Bozdogan and Gokdogan are a family of air-to-air medium and BVR AAMs developed by a collaboration of Turkish defense technology majors Defense Industries Research and Development Institute (SAGE) and the Scientific and Technological Research Council of Turkiye (TUBITAK).
The popular TB-2 Bayraktar and the Akinci have been developed by Baykar Defense.
Gürcan Okumuş, Director General of TUBITAK-SAGE, was quoted in Daily Sabah, “With these missiles, we aim to see without being seen and to be able to hit from far away. It will be much easier for us to do this with our missiles. High technology is not easily shared between countries, or even not shared at all. It is not possible to easily acquire these from abroad through technology transfer. Therefore, the output of every project here is a new achievement.”
However, except for small and middle power countries with weaker military threat perceptions and possibly fighting non-state actors with cheap drones, more significant militaries will find little use for drones with long-range AAMs.
For one, in a highly contested airspace, a drone operated with a ground control station can perform a few tricky missions requiring complex maneuvering.
The control lag from the station and the dependency on remote human intervention for operation ensures a constant live satellite-radio link that can be hacked with Electronic Warfare.
The drone must have highly autonomous capabilities to overcome this vulnerability. Aerospace majors can only be considered such if they have moderately successful space powers with satellite navigation systems.
Turkey possibly depending on US Global Positioning System (GPS), Russian Glonass, European Galileo, and Chinese BeiDou to guide its missiles and drones could also become a major handicap.
Secondly, the field of view, both visual and radar coverage, of the drone would be minimal. Drones are traditionally used for air-to-ground missions, a role that will remain dominant for the next few decades.
An advanced airborne radar, especially an Active Electronically Scanned Array (AESA), will entail extensive technical challenges on a relatively light platform like a drone.
Airframe design limitations cannot accommodate fire control systems performing air-to-air missions, reconnaissance, surveillance, and air-to-ground attack. A UAV/UCAV already carries GPS receivers, satellite links, and heavy electro-optical systems.
Even if these are overcome, it’s presently impossible to make a propellor-driven UAV of aggressive maneuvers. The best an AAM-capable UCAV can do is undertake a counter-drone role but being able to challenge fast-flying jets is still several decades away.
Even loyal wingmen systems being developed by several air forces are primarily for taking routine surveillance, air search, data linking/sharing, and ground attack roles away from the bigger controlling aircraft.

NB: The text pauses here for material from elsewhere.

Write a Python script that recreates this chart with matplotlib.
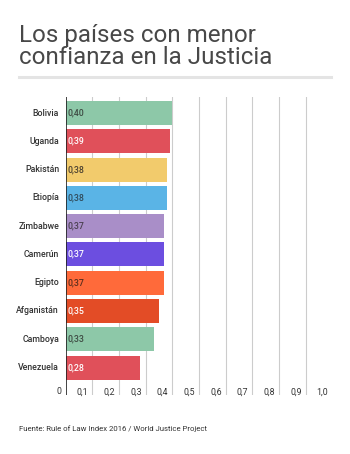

Artificial Intelligence (AI) is also highly nascent to be able to fly complex fighter manoeuvrers.
The under-development jet engine Kizelelma combat could be more suited for the purpose. Still, with Turkey’s relatively inexperienced aerospace industry, it will be time until the Kizelelma itself matures to advanced variants with all the teething problems corrected. The Kizelelma, too, is manufactured by Baykar Defense.

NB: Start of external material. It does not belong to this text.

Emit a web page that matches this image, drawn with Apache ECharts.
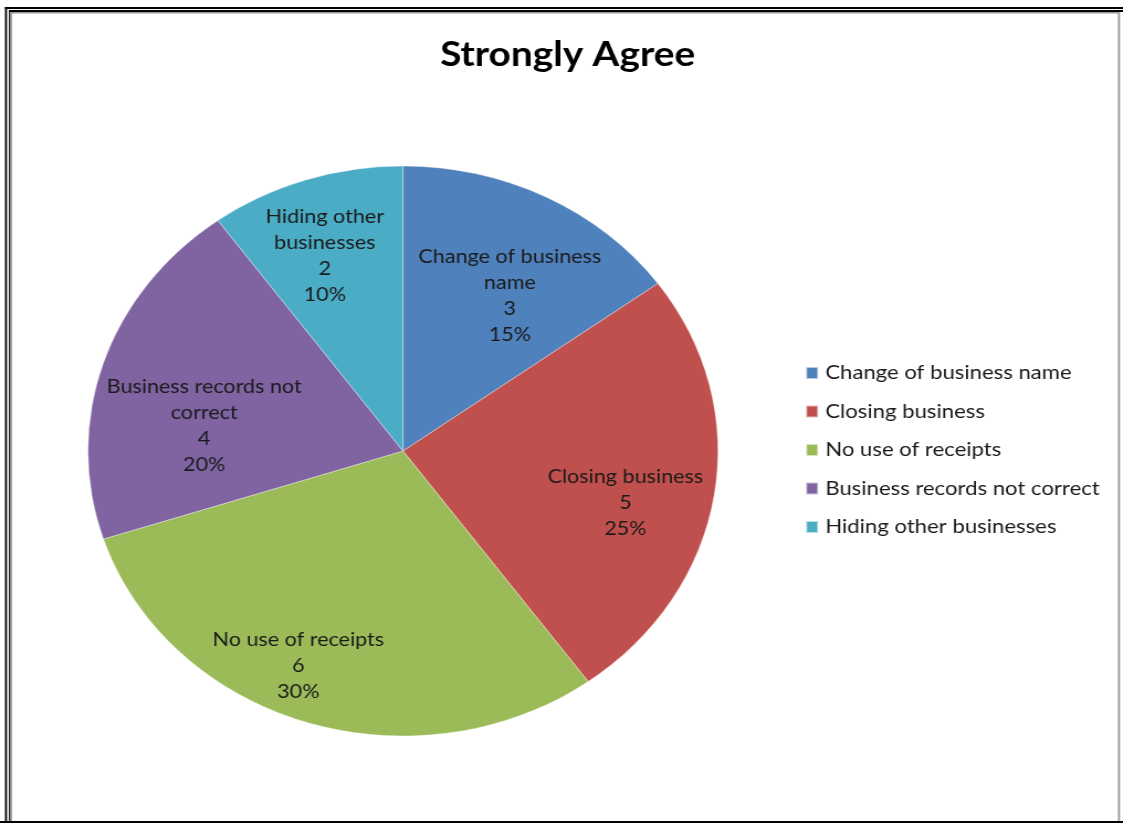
<!DOCTYPE html>
<html>
<head>
<meta charset="utf-8">
<script src="https://cdn.jsdelivr.net/npm/echarts@6/dist/echarts.min.js"></script>
<style>
  html, body { margin: 0; padding: 0; background: #fff; overflow: hidden; }
  #wrap { width: 1123px; height: 823px; position: relative; overflow: hidden; }
  #chart { position: absolute; left: 0; top: 0; height: 823px; transform-origin: 0 0; }
</style>
</head>
<body>
<div id="wrap"><div id="chart"></div></div>
<script>
// Survey responses: "Strongly Agree"
const categories = [
  'Change of business name',
  'Closing business',
  'No use of receipts',
  'Business records not correct',
  'Hiding other businesses'
];
// Category names as they wrap inside the slices
const wrappedNames = [
  'Change of business\nname',
  'Closing business',
  'No use of receipts',
  'Business records not\ncorrect',
  'Hiding other\nbusinesses'
];
const counts = [3, 5, 6, 4, 2];
const colors = ['#4F81BD', '#C0504D', '#9BBB59', '#8064A2', '#4BACC6'];
// small nudges [dx, dy] of each in-slice label away from its default spot
const labelNudge = [[6, 23], [4, 20], [-33, 25], [10, 36], [-9, -5]];

// The chart is laid out narrower and stretched horizontally so the pie becomes an ellipse
const S = 315 / 285;
const W = 1123 / S;
const chartEl = document.getElementById('chart');
chartEl.style.width = W + 'px';
chartEl.style.transform = 'scaleX(' + S + ')';

const FONT = 'Lato, "Open Sans", sans-serif';
const cx = 403 / S, cy = 451, R = 285;

const pieData = categories.map((name, i) => ({
  name: name,
  value: counts[i],
  itemStyle: { color: colors[i] }
}));

// frame lines: [x, y, w, h, color] in screen pixels
const frame = [
  [5, 7, 1118, 2, '#000'],
  [5, 7, 2, 816, '#000'],
  [9, 10, 1114, 2, '#000'],
  [9, 10, 1.5, 813, '#000'],
  [10.5, 12, 1108, 1.5, '#999'],
  [10.5, 12, 1.5, 811, '#999'],
  [1118, 12, 2, 811, '#999'],
  [0, 821, 1123, 2, '#000']
];

const chart = echarts.init(chartEl, null, { renderer: 'canvas' });
chart.setOption({
  backgroundColor: '#fff',
  animation: false,
  title: {
    text: 'Strongly Agree',
    left: 562 / S,
    textAlign: 'center',
    top: 32,
    textStyle: { fontFamily: FONT, fontSize: 35, fontWeight: 'bold', color: '#000' }
  },
  legend: {
    orient: 'vertical',
    left: 805 / S,
    top: 363,
    padding: 0,
    itemWidth: 12 / S,
    itemHeight: 12,
    itemGap: 18.5,
    icon: 'rect',
    data: categories,
    textStyle: { fontFamily: FONT, fontSize: 20, lineHeight: 20, color: '#1a1a1a', padding: [0, 0, 0, 1.5] }
  },
  graphic: frame.map(f => ({
    type: 'rect',
    silent: true,
    shape: { x: f[0] / S, y: f[1], width: f[2] / S, height: f[3] },
    style: { fill: f[4] }
  })),
  series: [
    {
      type: 'pie',
      center: [cx, cy],
      radius: [0, R],
      startAngle: 90,
      clockwise: true,
      avoidLabelOverlap: false,
      label: { show: false },
      labelLine: { show: false },
      itemStyle: { borderColor: 'rgba(255,255,255,0.6)', borderWidth: 0.6 },
      emphasis: { disabled: true },
      data: pieData
    },
    {
      // transparent ring that only carries the in-slice labels
      type: 'pie',
      center: [cx, cy],
      radius: [R * 0.4, R * 0.98],
      startAngle: 90,
      clockwise: true,
      silent: true,
      avoidLabelOverlap: false,
      itemStyle: { color: 'rgba(0,0,0,0)' },
      labelLine: { show: false },
      label: {
        show: true,
        position: 'inside',
        fontFamily: FONT,
        fontSize: 19.5,
        lineHeight: 26,
        color: '#1a1a1a',
        align: 'center',
        formatter: p => wrappedNames[p.dataIndex] + '\n' + p.value + '\n' + Math.round(p.percent) + '%'
      },
      labelLayout: p => ({ dx: labelNudge[p.dataIndex][0], dy: labelNudge[p.dataIndex][1] }),
      emphasis: { disabled: true },
      data: categories.map((name, i) => ({ name: name, value: counts[i] })),
      legendHoverLink: false
    }
  ]
});
</script>
</body>
</html>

Akinci Advanced Nevertheless
The Akinci is still a significant improvement over the Bayraktar, with Turkey having learned lessons from the cheap mass-produced TB-2 Bayraktar’s drone’s shortcomings revealed in the September 2020 Nagorno-Karabakh war and the ongoing war in Ukraine.

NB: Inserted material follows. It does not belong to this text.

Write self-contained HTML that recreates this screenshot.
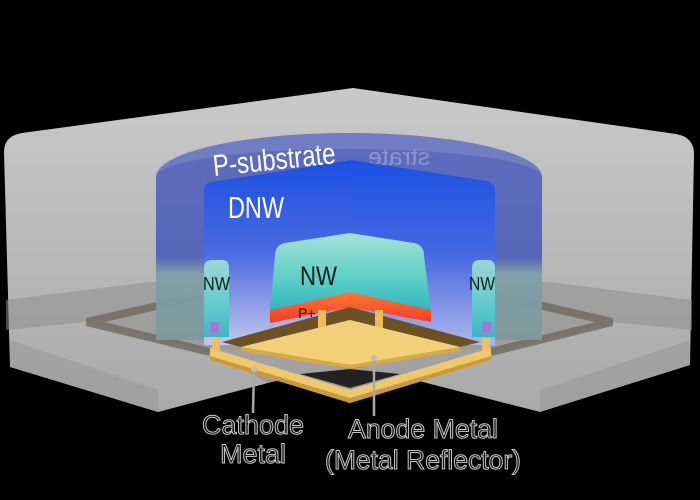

Although having scored several tactical successes against ground targets, the drone was also shot down in large numbers in Ukraine, with Ukrainian Armed Forces (UAF) unwilling to use it any further against improved Russian air defenses.
Earlier this month, Akinci fired a laser-guided LGK-82 missile – in reality, a bomb guidance kit that turned plain drop bombs into missiles.
The laser-guided missile, developed by Aselsan, was laser marked to its target 30 kilometers away by a TB-2 Bayraktar.
The flight at 30,000 feet also validated its telemetry guidance and electro-optical systems. The test came days after Akınci completed a firing test with the domestically developed KGK-SIHA-82 (wing-assisted guidance kit) ammunition – also designed by TUBITAK-SAGE.